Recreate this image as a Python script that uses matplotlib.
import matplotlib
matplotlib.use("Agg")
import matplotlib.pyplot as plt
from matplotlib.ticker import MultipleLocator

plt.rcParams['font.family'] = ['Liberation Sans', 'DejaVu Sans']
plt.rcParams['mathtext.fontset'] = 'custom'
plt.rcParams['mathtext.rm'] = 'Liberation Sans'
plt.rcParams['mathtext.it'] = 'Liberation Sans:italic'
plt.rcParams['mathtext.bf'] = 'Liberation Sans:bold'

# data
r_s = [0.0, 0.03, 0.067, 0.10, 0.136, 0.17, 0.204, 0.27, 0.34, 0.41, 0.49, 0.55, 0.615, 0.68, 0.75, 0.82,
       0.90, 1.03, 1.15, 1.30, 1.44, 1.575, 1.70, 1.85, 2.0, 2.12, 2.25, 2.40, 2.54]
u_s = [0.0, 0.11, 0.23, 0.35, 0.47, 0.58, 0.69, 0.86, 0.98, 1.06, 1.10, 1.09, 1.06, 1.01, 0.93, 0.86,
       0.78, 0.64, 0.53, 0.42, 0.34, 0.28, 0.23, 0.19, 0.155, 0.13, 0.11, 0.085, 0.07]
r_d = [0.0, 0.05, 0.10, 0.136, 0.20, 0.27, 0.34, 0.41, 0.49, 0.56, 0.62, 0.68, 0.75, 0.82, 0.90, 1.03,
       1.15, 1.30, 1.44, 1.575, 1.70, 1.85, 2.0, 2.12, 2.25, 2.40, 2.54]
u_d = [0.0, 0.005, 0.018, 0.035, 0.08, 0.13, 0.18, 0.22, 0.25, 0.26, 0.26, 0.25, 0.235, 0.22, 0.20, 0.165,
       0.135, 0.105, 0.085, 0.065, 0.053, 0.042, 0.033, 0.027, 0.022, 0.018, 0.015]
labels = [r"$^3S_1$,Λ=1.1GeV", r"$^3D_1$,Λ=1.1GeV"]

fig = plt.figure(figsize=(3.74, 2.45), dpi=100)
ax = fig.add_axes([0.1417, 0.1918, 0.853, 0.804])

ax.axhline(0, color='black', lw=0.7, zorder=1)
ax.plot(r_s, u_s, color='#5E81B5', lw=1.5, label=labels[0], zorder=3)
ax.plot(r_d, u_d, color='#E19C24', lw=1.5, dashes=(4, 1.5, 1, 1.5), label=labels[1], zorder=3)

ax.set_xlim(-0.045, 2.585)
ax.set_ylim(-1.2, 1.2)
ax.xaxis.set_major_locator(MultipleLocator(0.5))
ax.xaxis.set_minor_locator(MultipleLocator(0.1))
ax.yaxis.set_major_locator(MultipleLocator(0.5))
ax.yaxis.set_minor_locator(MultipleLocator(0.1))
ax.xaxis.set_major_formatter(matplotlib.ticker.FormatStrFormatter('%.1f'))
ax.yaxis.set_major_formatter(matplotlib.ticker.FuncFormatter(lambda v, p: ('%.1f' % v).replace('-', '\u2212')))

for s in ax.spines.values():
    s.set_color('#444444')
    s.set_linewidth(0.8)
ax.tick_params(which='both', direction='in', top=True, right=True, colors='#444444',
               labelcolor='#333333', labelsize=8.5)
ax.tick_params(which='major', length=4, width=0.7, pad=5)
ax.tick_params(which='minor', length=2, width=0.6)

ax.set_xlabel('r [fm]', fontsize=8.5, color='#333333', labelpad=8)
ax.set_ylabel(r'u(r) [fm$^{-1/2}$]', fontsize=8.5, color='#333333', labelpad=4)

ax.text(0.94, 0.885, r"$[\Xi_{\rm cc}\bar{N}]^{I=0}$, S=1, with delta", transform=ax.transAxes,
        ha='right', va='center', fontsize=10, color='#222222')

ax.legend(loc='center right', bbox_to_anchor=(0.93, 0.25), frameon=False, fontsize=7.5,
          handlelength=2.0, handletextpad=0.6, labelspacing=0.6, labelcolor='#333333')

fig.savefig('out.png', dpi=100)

• • • • •

→ Aim: Only the lines from the first line of the material above through the line that contains "plt.rcParams['mathtext.bf'] = 'Liberation" should be quoted, each one exactly.

→ Answer for the task:
Recreate this image as a Python script that uses matplotlib.
import matplotlib
matplotlib.use("Agg")
import matplotlib.pyplot as plt
from matplotlib.ticker import MultipleLocator

plt.rcParams['font.family'] = ['Liberation Sans', 'DejaVu Sans']
plt.rcParams['mathtext.fontset'] = 'custom'
plt.rcParams['mathtext.rm'] = 'Liberation Sans'
plt.rcParams['mathtext.it'] = 'Liberation Sans:italic'
plt.rcParams['mathtext.bf'] = 'Liberation Sans:bold'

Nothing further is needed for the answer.